His job was to collect the belongings of deportees after they arrived at the camp by train and had been put through a selection process that resulted in many being sent directly to the gas chambers.
He inspected their luggage, removing and counting any bank notes that were inside, and sending them on to SS offices in Berlin, where they helped to fund the Nazi war effort.
The charges against Groening relate to the period between May and July 1944 when 137 trains carrying roughly 425,000 Jews from Hungary arrived in Auschwitz. At least 300,000 of them were sent straight to the gas chambers, the indictment says.
Groening described some of the murders that he witnessed at Auschwitz. On his first day on the ramp where Jewish prisoners exited the trains, he saw an SS colleague grab a crying baby and slam its head against a truck until it was quiet. "I was so shaken.

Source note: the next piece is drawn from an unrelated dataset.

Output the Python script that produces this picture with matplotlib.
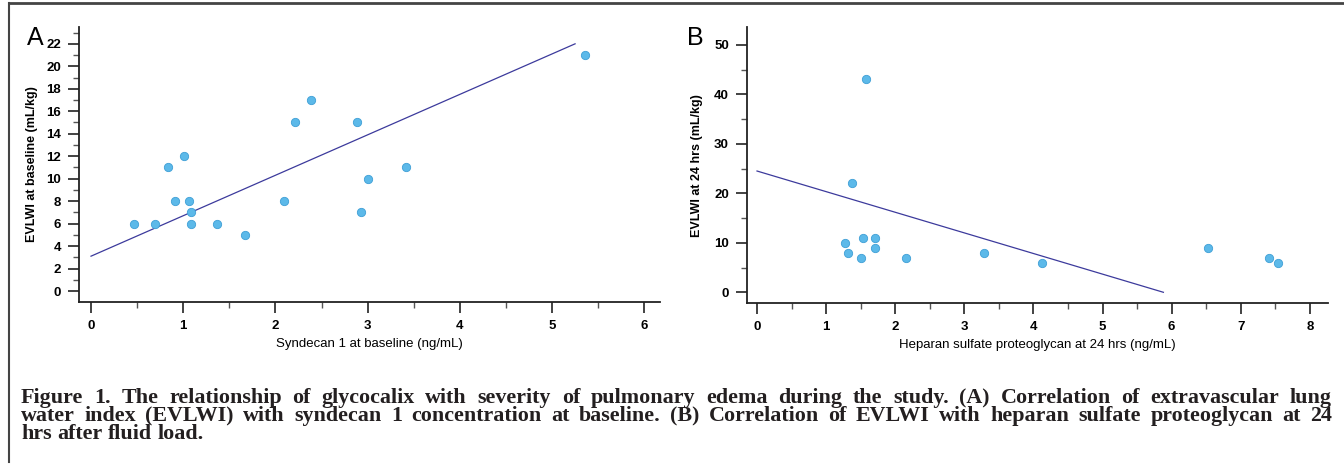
import numpy as np
import matplotlib.pyplot as plt
from matplotlib.lines import Line2D
from matplotlib.ticker import MultipleLocator

# Panel A: syndecan 1 at baseline vs EVLWI at baseline
syndecan = [0.47, 0.69, 0.83, 0.91, 1.01, 1.06, 1.08, 1.08, 1.37, 1.67,
            2.09, 2.21, 2.39, 2.89, 2.93, 3.00, 3.42, 5.36]
evlwi_base = [6, 6, 11, 8, 12, 8, 7, 6, 6, 5, 8, 15, 17, 15, 7, 10, 11, 21]
fit_a_x = [0.0, 5.25]
fit_a_y = [3.1, 22.0]

# Panel B: heparan sulfate proteoglycan at 24 hrs vs EVLWI at 24 hrs
hspg = [1.27, 1.32, 1.38, 1.50, 1.54, 1.57, 1.70, 1.71, 2.16, 3.29,
        4.13, 6.52, 7.41, 7.54]
evlwi_24 = [10, 8, 22, 7, 11, 43, 11, 9, 7, 8, 6, 9, 7, 6]
fit_b_x = [0.0, 5.88]
fit_b_y = [24.5, 0.0]

caption = [
    "Figure 1.  The relationship of glycocalix with severity of pulmonary edema during the study. (A) Correlation of extravascular lung",
    "water index (EVLWI) with syndecan 1 concentration at baseline. (B) Correlation of EVLWI with heparan sulfate proteoglycan at 24",
    "hrs after fluid load.",
]

plt.rcParams['font.family'] = ['Liberation Sans Narrow', 'Liberation Sans', 'DejaVu Sans']

dot_color = '#5cb9e9'
dot_edge = '#3f9fd6'
line_color = '#3c3a9c'
axis_color = '#222222'

fig = plt.figure(figsize=(13.44, 4.65), dpi=100)


def style_axes(ax, xmax_tick, ymaj, ymin):
    for s in ['top', 'right']:
        ax.spines[s].set_visible(False)
    for s in ['left', 'bottom']:
        ax.spines[s].set_linewidth(1.3)
        ax.spines[s].set_color(axis_color)
    ax.set_xticks(range(0, xmax_tick + 1))
    ax.xaxis.set_minor_locator(MultipleLocator(0.5))
    ax.yaxis.set_major_locator(MultipleLocator(ymaj))
    ax.yaxis.set_minor_locator(MultipleLocator(ymin))
    ax.tick_params(which='major', length=8, width=1.2, color=axis_color,
                   labelsize=9.5, pad=5)
    ax.tick_params(which='minor', length=4, width=1.0, color='#555555')
    for lab in ax.get_xticklabels() + ax.get_yticklabels():
        lab.set_fontweight('bold')


def justified(y, line, x0, x1, stretch=True, **kw):
    # place words one by one so the line fills x0..x1 like the printed caption
    words = line.split()
    texts = [fig.text(x0, y, w, **kw) for w in words]
    r = fig.canvas.get_renderer()
    widths = [t.get_window_extent(r).width / fig.bbox.width for t in texts]
    space = fig.text(0, 0, 'a b', **kw)
    nospace = fig.text(0, 0, 'ab', **kw)
    gap = (space.get_window_extent(r).width - nospace.get_window_extent(r).width) / fig.bbox.width
    space.remove()
    nospace.remove()
    if stretch and len(words) > 1:
        gap = (x1 - x0 - sum(widths)) / (len(words) - 1)
    x = x0
    for t, w in zip(texts, widths):
        t.set_x(x)
        x += w + gap


# Panel A
ax1 = fig.add_axes([0.0588, 0.3505, 0.4322, 0.5915])
ax1.plot(fit_a_x, fit_a_y, color=line_color, lw=0.9, zorder=2)
ax1.scatter(syndecan, evlwi_base, s=36, color=dot_color, edgecolor=dot_edge,
            linewidth=0.6, zorder=3)
ax1.set_xlim(-0.13, 6.17)
ax1.set_ylim(-0.98, 23.5)
ax1.set_yticks(range(0, 23, 2))
style_axes(ax1, 6, 2, 1)
ax1.set_ylabel('EVLWI at baseline (mL/kg)', fontsize=9, fontweight='bold',
               family=['Liberation Sans', 'DejaVu Sans'], labelpad=6)
ax1.set_xlabel('Syndecan 1 at baseline (ng/mL)', fontsize=9.5, labelpad=4)
fig.text(0.020, 0.918, 'A', fontsize=18, family=['Liberation Sans', 'DejaVu Sans'],
         va='center', ha='left')

# Panel B
ax2 = fig.add_axes([0.5558, 0.348, 0.4322, 0.594])
ax2.plot(fit_b_x, fit_b_y, color=line_color, lw=0.9, zorder=2)
ax2.scatter(hspg, evlwi_24, s=36, color=dot_color, edgecolor=dot_edge,
            linewidth=0.6, zorder=3)
ax2.set_xlim(-0.145, 8.26)
ax2.set_ylim(-2.2, 53.6)
style_axes(ax2, 8, 10, 5)
ax2.set_ylabel('EVLWI at 24 hrs (mL/kg)', fontsize=9, fontweight='bold',
               family=['Liberation Sans', 'DejaVu Sans'], labelpad=8)
ax2.set_xlabel('Heparan sulfate proteoglycan at 24 hrs (ng/mL)', fontsize=9.5,
               labelpad=4)
fig.text(0.511, 0.918, 'B', fontsize=18, family=['Liberation Sans', 'DejaVu Sans'],
         va='center', ha='left')

# figure frame (top and left edges)
fig.add_artist(Line2D([0.0067, 1.0], [0.993, 0.993], transform=fig.transFigure,
                      color='#444444', lw=2))
fig.add_artist(Line2D([0.0067, 0.0067], [0.006, 0.993], transform=fig.transFigure,
                      color='#444444', lw=1.5))

# caption, justified like the journal text block
cap_style = dict(fontsize=15.8, fontweight='bold',
                 family=['Liberation Serif', 'DejaVu Serif'], color='#231f20',
                 va='baseline', ha='left')
cap_base = [0.1333, 0.0946, 0.0559]
for i, line in enumerate(caption):
    justified(cap_base[i], line, 0.0156, 0.991,
              stretch=(i < len(caption) - 1), **cap_style)

fig.savefig('out.png', dpi=100)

I don't find what he did good at all," Groening said, telling the court that he later went to his commander to request a transfer from Auschwitz.
He also told of an incident in late 1942 when he witnessed naked Jews being herded into a converted farm house near the camp. A fellow officer shut the door, put on a gas mask, opened a can and poured its contents down a hatch. The screams became louder and more desperate but after a short time they became quieter again," Groening said. "This is the only time I participated in a gassing," he added, before correcting himself: "I don't mean participated, I mean observed."